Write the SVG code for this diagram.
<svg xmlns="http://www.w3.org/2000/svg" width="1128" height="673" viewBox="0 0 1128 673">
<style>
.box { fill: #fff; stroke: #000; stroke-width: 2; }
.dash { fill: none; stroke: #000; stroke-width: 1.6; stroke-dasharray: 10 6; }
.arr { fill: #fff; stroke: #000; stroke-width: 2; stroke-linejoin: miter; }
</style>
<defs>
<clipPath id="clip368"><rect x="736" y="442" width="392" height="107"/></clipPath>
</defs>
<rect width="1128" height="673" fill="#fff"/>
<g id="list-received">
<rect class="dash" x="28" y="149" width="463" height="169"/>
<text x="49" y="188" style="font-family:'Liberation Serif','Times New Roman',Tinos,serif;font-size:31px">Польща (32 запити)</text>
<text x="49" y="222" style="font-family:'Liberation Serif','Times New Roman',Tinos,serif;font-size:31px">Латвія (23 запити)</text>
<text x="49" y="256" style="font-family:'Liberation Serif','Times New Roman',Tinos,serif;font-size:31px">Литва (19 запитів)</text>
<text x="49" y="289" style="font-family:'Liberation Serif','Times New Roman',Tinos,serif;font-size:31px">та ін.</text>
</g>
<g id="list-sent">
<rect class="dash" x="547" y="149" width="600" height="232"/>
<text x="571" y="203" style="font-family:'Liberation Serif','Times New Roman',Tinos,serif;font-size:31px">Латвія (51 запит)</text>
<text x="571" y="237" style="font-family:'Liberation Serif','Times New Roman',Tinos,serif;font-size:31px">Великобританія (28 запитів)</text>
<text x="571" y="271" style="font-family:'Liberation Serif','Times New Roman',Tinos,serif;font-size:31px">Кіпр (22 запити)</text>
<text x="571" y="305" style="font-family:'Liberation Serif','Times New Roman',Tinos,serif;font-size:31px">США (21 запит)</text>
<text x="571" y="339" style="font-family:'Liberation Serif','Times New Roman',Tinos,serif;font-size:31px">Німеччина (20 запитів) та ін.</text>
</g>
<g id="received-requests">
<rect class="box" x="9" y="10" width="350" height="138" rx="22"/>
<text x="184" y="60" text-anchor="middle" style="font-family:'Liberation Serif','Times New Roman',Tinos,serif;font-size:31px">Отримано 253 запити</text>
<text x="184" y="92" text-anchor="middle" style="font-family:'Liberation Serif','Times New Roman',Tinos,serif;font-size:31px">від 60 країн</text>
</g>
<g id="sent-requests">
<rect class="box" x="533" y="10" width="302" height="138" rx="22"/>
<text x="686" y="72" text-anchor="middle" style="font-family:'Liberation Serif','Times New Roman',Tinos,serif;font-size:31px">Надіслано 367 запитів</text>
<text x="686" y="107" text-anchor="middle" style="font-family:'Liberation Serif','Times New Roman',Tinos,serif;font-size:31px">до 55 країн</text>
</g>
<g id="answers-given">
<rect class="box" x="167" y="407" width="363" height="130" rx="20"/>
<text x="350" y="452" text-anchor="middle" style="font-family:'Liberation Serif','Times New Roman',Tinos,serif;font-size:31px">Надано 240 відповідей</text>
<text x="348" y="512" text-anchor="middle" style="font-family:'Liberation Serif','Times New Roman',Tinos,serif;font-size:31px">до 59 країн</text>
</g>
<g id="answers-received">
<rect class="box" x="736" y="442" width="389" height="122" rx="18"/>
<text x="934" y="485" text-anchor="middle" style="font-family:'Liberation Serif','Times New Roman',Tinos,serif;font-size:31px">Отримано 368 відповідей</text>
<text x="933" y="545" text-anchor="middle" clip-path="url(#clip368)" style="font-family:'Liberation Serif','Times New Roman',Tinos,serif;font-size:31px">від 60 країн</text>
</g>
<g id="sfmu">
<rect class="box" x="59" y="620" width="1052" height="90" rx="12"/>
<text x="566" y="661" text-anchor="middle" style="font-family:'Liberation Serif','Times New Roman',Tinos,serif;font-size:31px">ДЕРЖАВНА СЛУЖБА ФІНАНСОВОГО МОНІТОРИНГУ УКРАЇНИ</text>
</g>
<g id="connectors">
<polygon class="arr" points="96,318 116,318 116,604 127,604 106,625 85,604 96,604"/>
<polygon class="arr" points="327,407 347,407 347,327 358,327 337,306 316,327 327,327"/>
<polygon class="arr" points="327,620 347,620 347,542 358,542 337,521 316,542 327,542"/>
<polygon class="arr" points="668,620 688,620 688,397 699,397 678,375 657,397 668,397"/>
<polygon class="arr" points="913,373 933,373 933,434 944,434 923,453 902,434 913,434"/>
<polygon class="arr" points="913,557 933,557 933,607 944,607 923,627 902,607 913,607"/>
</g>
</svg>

Instructions for the task: Reproduce the material precisely, including every line.

Task answer:
Write the SVG code for this diagram.
<svg xmlns="http://www.w3.org/2000/svg" width="1128" height="673" viewBox="0 0 1128 673">
<style>
.box { fill: #fff; stroke: #000; stroke-width: 2; }
.dash { fill: none; stroke: #000; stroke-width: 1.6; stroke-dasharray: 10 6; }
.arr { fill: #fff; stroke: #000; stroke-width: 2; stroke-linejoin: miter; }
</style>
<defs>
<clipPath id="clip368"><rect x="736" y="442" width="392" height="107"/></clipPath>
</defs>
<rect width="1128" height="673" fill="#fff"/>
<g id="list-received">
<rect class="dash" x="28" y="149" width="463" height="169"/>
<text x="49" y="188" style="font-family:'Liberation Serif','Times New Roman',Tinos,serif;font-size:31px">Польща (32 запити)</text>
<text x="49" y="222" style="font-family:'Liberation Serif','Times New Roman',Tinos,serif;font-size:31px">Латвія (23 запити)</text>
<text x="49" y="256" style="font-family:'Liberation Serif','Times New Roman',Tinos,serif;font-size:31px">Литва (19 запитів)</text>
<text x="49" y="289" style="font-family:'Liberation Serif','Times New Roman',Tinos,serif;font-size:31px">та ін.</text>
</g>
<g id="list-sent">
<rect class="dash" x="547" y="149" width="600" height="232"/>
<text x="571" y="203" style="font-family:'Liberation Serif','Times New Roman',Tinos,serif;font-size:31px">Латвія (51 запит)</text>
<text x="571" y="237" style="font-family:'Liberation Serif','Times New Roman',Tinos,serif;font-size:31px">Великобританія (28 запитів)</text>
<text x="571" y="271" style="font-family:'Liberation Serif','Times New Roman',Tinos,serif;font-size:31px">Кіпр (22 запити)</text>
<text x="571" y="305" style="font-family:'Liberation Serif','Times New Roman',Tinos,serif;font-size:31px">США (21 запит)</text>
<text x="571" y="339" style="font-family:'Liberation Serif','Times New Roman',Tinos,serif;font-size:31px">Німеччина (20 запитів) та ін.</text>
</g>
<g id="received-requests">
<rect class="box" x="9" y="10" width="350" height="138" rx="22"/>
<text x="184" y="60" text-anchor="middle" style="font-family:'Liberation Serif','Times New Roman',Tinos,serif;font-size:31px">Отримано 253 запити</text>
<text x="184" y="92" text-anchor="middle" style="font-family:'Liberation Serif','Times New Roman',Tinos,serif;font-size:31px">від 60 країн</text>
</g>
<g id="sent-requests">
<rect class="box" x="533" y="10" width="302" height="138" rx="22"/>
<text x="686" y="72" text-anchor="middle" style="font-family:'Liberation Serif','Times New Roman',Tinos,serif;font-size:31px">Надіслано 367 запитів</text>
<text x="686" y="107" text-anchor="middle" style="font-family:'Liberation Serif','Times New Roman',Tinos,serif;font-size:31px">до 55 країн</text>
</g>
<g id="answers-given">
<rect class="box" x="167" y="407" width="363" height="130" rx="20"/>
<text x="350" y="452" text-anchor="middle" style="font-family:'Liberation Serif','Times New Roman',Tinos,serif;font-size:31px">Надано 240 відповідей</text>
<text x="348" y="512" text-anchor="middle" style="font-family:'Liberation Serif','Times New Roman',Tinos,serif;font-size:31px">до 59 країн</text>
</g>
<g id="answers-received">
<rect class="box" x="736" y="442" width="389" height="122" rx="18"/>
<text x="934" y="485" text-anchor="middle" style="font-family:'Liberation Serif','Times New Roman',Tinos,serif;font-size:31px">Отримано 368 відповідей</text>
<text x="933" y="545" text-anchor="middle" clip-path="url(#clip368)" style="font-family:'Liberation Serif','Times New Roman',Tinos,serif;font-size:31px">від 60 країн</text>
</g>
<g id="sfmu">
<rect class="box" x="59" y="620" width="1052" height="90" rx="12"/>
<text x="566" y="661" text-anchor="middle" style="font-family:'Liberation Serif','Times New Roman',Tinos,serif;font-size:31px">ДЕРЖАВНА СЛУЖБА ФІНАНСОВОГО МОНІТОРИНГУ УКРАЇНИ</text>
</g>
<g id="connectors">
<polygon class="arr" points="96,318 116,318 116,604 127,604 106,625 85,604 96,604"/>
<polygon class="arr" points="327,407 347,407 347,327 358,327 337,306 316,327 327,327"/>
<polygon class="arr" points="327,620 347,620 347,542 358,542 337,521 316,542 327,542"/>
<polygon class="arr" points="668,620 688,620 688,397 699,397 678,375 657,397 668,397"/>
<polygon class="arr" points="913,373 933,373 933,434 944,434 923,453 902,434 913,434"/>
<polygon class="arr" points="913,557 933,557 933,607 944,607 923,627 902,607 913,607"/>
</g>
</svg>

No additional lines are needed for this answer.